Un navire en particulier a suscité l'intérêt des autorités et des enquêteurs en ligne

Les données de suivi des navires fournies par Kpler montrent que le navire Yi Peng 3, battant pavillon chinois, a croisé les deux câbles à peu près au moment où ils ont été coupés. Selon les forces armées lituaniennes, le BCS EastWest a été coupé dimanche vers 10 heures, heure locale, et le C-Lion 1 vers 4 heures, heure locale, lundi, d'après l'opérateur de télécommunications finlandais Cinia.

Le vraquier partait d'un port russe, où il est resté à quai pendant plusieurs jours.

Mercredi, les forces armées danoises ont indiqué qu'elles étaient présentes dans la zone proche du Yi Peng 3, mais n'ont pas précisé si elles avaient poursuivi le navire.

Un responsable américain et un responsable des services de renseignement occidentaux ont tous deux désigné le Yi Peng 3 comme le navire probablement impliqué dans l'incident. Toutefois, selon certaines sources, les États-Unis n'ont pas encore trouvé de liens entre ce navire et des États ou des entités qui ordonneraient une telle activité.

Mercredi, Cinia a mis à jour l'endroit où, selon elle, la coupure s'est produite - 50 milles plus à l'ouest qu'initialement prévu - ce qui correspond à la trajectoire du Yi Peng 3. Environ six heures après la coupure du second câble, le navire chinois s'est arrêté pendant environ une demi-heure avant de poursuivre sa route.

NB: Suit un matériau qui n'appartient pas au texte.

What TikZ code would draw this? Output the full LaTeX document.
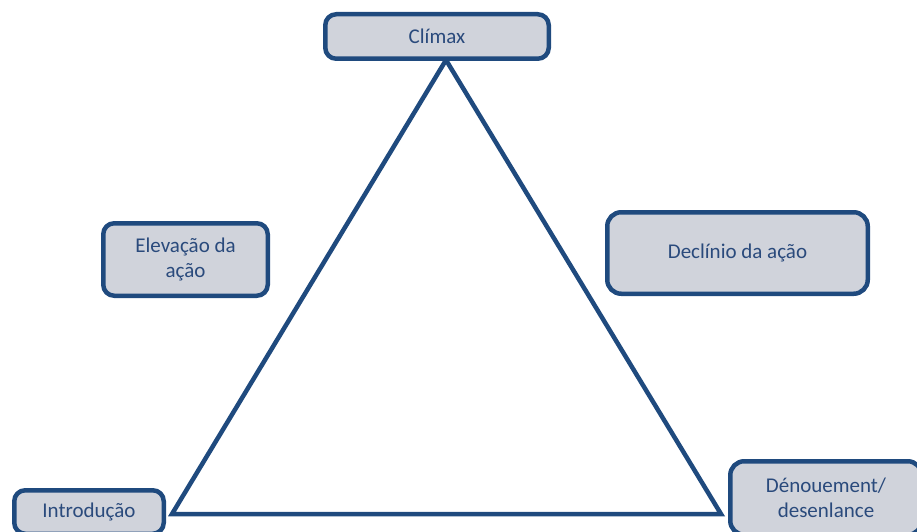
\documentclass[tikz,border=0pt]{standalone}
\usepackage{fontspec}
\setmainfont{Carlito}
\definecolor{frame}{HTML}{1F4A7E}
\definecolor{boxfill}{HTML}{D0D3DB}
\definecolor{label}{HTML}{2A4A7C}
\begin{document}
\begin{tikzpicture}[x=1pt,y=-1pt,
  stage/.style={draw=frame, fill=boxfill, line width=4.5pt, rounded corners=11pt,
    text=label, font=\fontsize{21}{24.5}\selectfont, align=center,
    inner sep=0pt, outer sep=0pt},
  plot/.style={draw=frame, line width=4.5pt, line join=miter}]
  \useasboundingbox (0,0) rectangle (917,532);
  \clip (0,0) rectangle (917,532);
  % triangle of the dramatic arc
  \coordinate (top) at (446,60);
  \coordinate (left) at (172,514);
  \coordinate (right) at (721,514);
  \draw[plot] (left) -- (top) -- (right) -- cycle;
  % stage boxes
  \node[stage, minimum width=223.5pt, minimum height=44.5pt] (climax) at (437,36.5) {Clímax};
  \node[stage, minimum width=164.5pt, minimum height=72.5pt] (rise) at (185.5,259.5) {Elevação da\\ação};
  \node[stage, minimum width=260.5pt, minimum height=81.5pt, rounded corners=14pt] (fall) at (737.5,253) {Declínio da ação};
  \node[stage, minimum width=149.5pt, minimum height=43.5pt] (intro) at (89,512) {Introdução};
  \node[stage, minimum width=191.5pt, minimum height=73.5pt, rounded corners=14pt] (end) at (826,498) {Dénouement/\\desenlance};
\end{tikzpicture}
\end{document}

Le Yi Pen 3 a quitté la mer Baltique après avoir fait escale dans le port de Vistino, en Russie. Les données de suivi du navire montrent qu'il a croisé d'autres infrastructures sous-marines dans la mer Baltique, notamment quatre gazoducs et oléoducs, une ligne électrique et un autre câble de télécommunications en construction.

La réaction de la Chine

Interrogé sur le navire lors d'une conférence de presse mercredi, le porte-parole du ministère chinois des affaires étrangères, Lin Jian, a déclaré qu'il n'était « pas au courant de la situation ». Il a ajouté que la Chine « a toujours rempli pleinement ses obligations en tant qu'État du pavillon et exige des navires chinois qu'ils respectent strictement les lois et les réglementations en vigueur ».

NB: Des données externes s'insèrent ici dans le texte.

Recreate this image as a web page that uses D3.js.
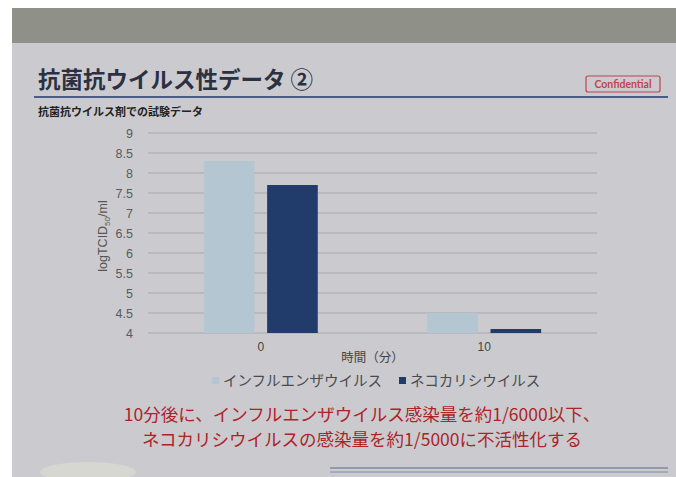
<!DOCTYPE html>
<html>
<head>
<meta charset="utf-8">
<script src="https://cdn.jsdelivr.net/npm/d3@7"></script>
<style>
  body { margin: 0; background: #fff; }
  svg { display: block; font-family: "Noto Sans CJK JP", "Noto Sans", sans-serif; }
</style>
</head>
<body>
<div id="viz"></div>
<script>
// data
var times = ["0", "10"];
var series = ["インフルエンザウイルス", "ネコカリシウイルス"];
var influenza = [8.3, 4.5];
var calici = [7.7, 4.1];
var yTicks = [4, 4.5, 5, 5.5, 6, 6.5, 7, 7.5, 8, 8.5, 9];
var colors = ["#b3c6d1", "#213b6b"];

var w = 676, h = 477;
var svg = d3.select("#viz").append("svg")
  .attr("width", w)
  .attr("height", h);

// photo backdrop: dark band at top, grey slide
svg.append("rect").attr("x", 0).attr("y", 0).attr("width", w).attr("height", h).attr("fill", "#fff");
svg.append("rect").attr("x", 12).attr("y", 8).attr("width", w - 12).attr("height", 36).attr("fill", "#8f9087");
svg.append("rect").attr("x", 12).attr("y", 43).attr("width", w - 12).attr("height", h - 43).attr("fill", "#cbcbcf");
svg.append("ellipse").attr("cx", 88).attr("cy", 472).attr("rx", 48).attr("ry", 10).attr("fill", "#d5d7d0");

// slide header
svg.append("text").attr("x", 38).attr("y", 88)
  .attr("font-size", 22.5).attr("font-weight", "bold").attr("fill", "#2b3142")
  .text("抗菌抗ウイルス性データ ②");
svg.append("line").attr("x1", 34).attr("x2", 668).attr("y1", 97).attr("y2", 97)
  .attr("stroke", "#4c5c84").attr("stroke-width", 2);
svg.append("rect").attr("x", 586).attr("y", 76).attr("width", 74).attr("height", 16).attr("rx", 2)
  .attr("fill", "none").attr("stroke", "#c0444c").attr("stroke-width", 1.2);
svg.append("text").attr("x", 623).attr("y", 88).attr("text-anchor", "middle")
  .attr("font-size", 10.5).attr("font-weight", "bold").attr("fill", "#c0444c")
  .attr("font-family", "Lato, 'Noto Sans', sans-serif")
  .text("Confidential");
svg.append("text").attr("x", 38).attr("y", 116)
  .attr("font-size", 11).attr("font-weight", "bold").attr("fill", "#222")
  .text("抗菌抗ウイルス剤での試験データ");

// chart
var margin = {left: 148, right: 597, top: 133, bottom: 333};
var y = d3.scaleLinear().domain([4, 9]).range([margin.bottom, margin.top]);
var x0 = d3.scaleBand().domain(times).range([margin.left, margin.right]).paddingInner(0.49).paddingOuter(0.25);
var x1 = d3.scaleBand().domain(d3.range(series.length)).range([0, x0.bandwidth()]).paddingInner(0.2);

var g = svg.append("g");
g.selectAll("line.grid").data(yTicks).enter().append("line")
  .attr("x1", margin.left).attr("x2", margin.right)
  .attr("y1", function(d) { return y(d); }).attr("y2", function(d) { return y(d); })
  .attr("stroke", "#a9a9ad").attr("stroke-width", 1);

var yAxis = g.append("g").attr("transform", "translate(" + (margin.left - 12) + ",0)")
  .call(d3.axisLeft(y).tickValues(yTicks).tickSize(0).tickFormat(d3.format("")));
yAxis.select(".domain").remove();
yAxis.selectAll("text").attr("font-size", 12.5).attr("fill", "#5a5a5e")
  .attr("font-family", "Arial, 'Liberation Sans', sans-serif");

var allVals = [influenza, calici];
times.forEach(function(t, i) {
  g.selectAll(null).data(allVals).enter().append("rect")
    .attr("x", function(d, s) { return x0(t) + x1(s); })
    .attr("width", x1.bandwidth())
    .attr("y", function(d) { return y(d[i]); })
    .attr("height", function(d) { return y(4) - y(d[i]); })
    .attr("fill", function(d, s) { return colors[s]; });
});

var xAxis = g.append("g").attr("transform", "translate(0," + (margin.bottom + 6) + ")")
  .call(d3.axisBottom(x0).tickSize(0));
xAxis.select(".domain").remove();
xAxis.selectAll("text").attr("font-size", 12).attr("fill", "#444")
  .attr("font-family", "Arial, 'Liberation Sans', sans-serif");

svg.append("text").attr("x", (margin.left + margin.right) / 2).attr("y", 362)
  .attr("text-anchor", "middle").attr("font-size", 12.5).attr("fill", "#444")
  .text("時間（分）");

var yl = svg.append("text").attr("transform", "translate(107,236) rotate(-90)")
  .attr("text-anchor", "middle").attr("font-size", 12.5).attr("fill", "#555")
  .attr("font-family", "Arial, 'Liberation Sans', sans-serif");
yl.append("tspan").text("logTCID");
yl.append("tspan").attr("font-size", 8).attr("dy", 3).text("50");
yl.append("tspan").attr("dy", -3).text("/ml");

// legend
var legX = [212, 399];
series.forEach(function(s, i) {
  svg.append("rect").attr("x", legX[i]).attr("y", 377).attr("width", 7).attr("height", 7).attr("fill", colors[i]);
  svg.append("text").attr("x", legX[i] + 11).attr("y", 386)
    .attr("font-size", 14.5).attr("fill", "#4a4a4e").text(s);
});

// red note
var note = ["10分後に、インフルエンザウイルス感染量を約1/6000以下、",
            "ネコカリシウイルスの感染量を約1/5000に不活性化する"];
svg.selectAll("text.note").data(note).enter().append("text")
  .attr("class", "note")
  .attr("x", 362).attr("y", function(d, i) { return 421 + i * 25; })
  .attr("text-anchor", "middle").attr("font-size", 17.5).attr("fill", "#ad2328")
  .text(function(d) { return d; });

// footer lines
svg.append("line").attr("x1", 330).attr("x2", 668).attr("y1", 468).attr("y2", 468).attr("stroke", "#5a6a90").attr("stroke-width", 1.2);
svg.append("line").attr("x1", 330).attr("x2", 668).attr("y1", 472).attr("y2", 472).attr("stroke", "#7f8aa6").attr("stroke-width", 1);
</script>
</body>
</html>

« Nous attachons également une grande importance à la protection de la sécurité des infrastructures sous-marines et travaillons avec la communauté internationale pour promouvoir activement la construction et la protection des câbles sous-marins et d'autres infrastructures d'information mondiales », a-t-il déclaré.

Selon Dimitris Ampatzidis, analyste chez Kpler, le Yi Peng 3 est lié à Win Enterprise Ship Management et enregistré comme propriété de Ningbo YiPeng Shipping Co Ltd.

« Au 20 novembre 2024, ni le navire ni ces entités ne figurent sur les listes de sanctions publiées. Cependant, les données commerciales historiques montrent que le navire a transporté du charbon thermique russe et du charbon de Mourmansk et de Nakhodka à au moins sept reprises », a déclaré Ampatzidis.

Les réparations peuvent être coûteuses et prendre du temps. Un câble sous-marin coûte environ 40 000 dollars par kilomètre et un nouveau câble transatlantique coûterait entre 200 et 250 millions de dollars, selon le groupe de recherche Dgtl Infra. À leur point le plus profond, les câbles transatlantiques atteignent environ 4 000 mètres.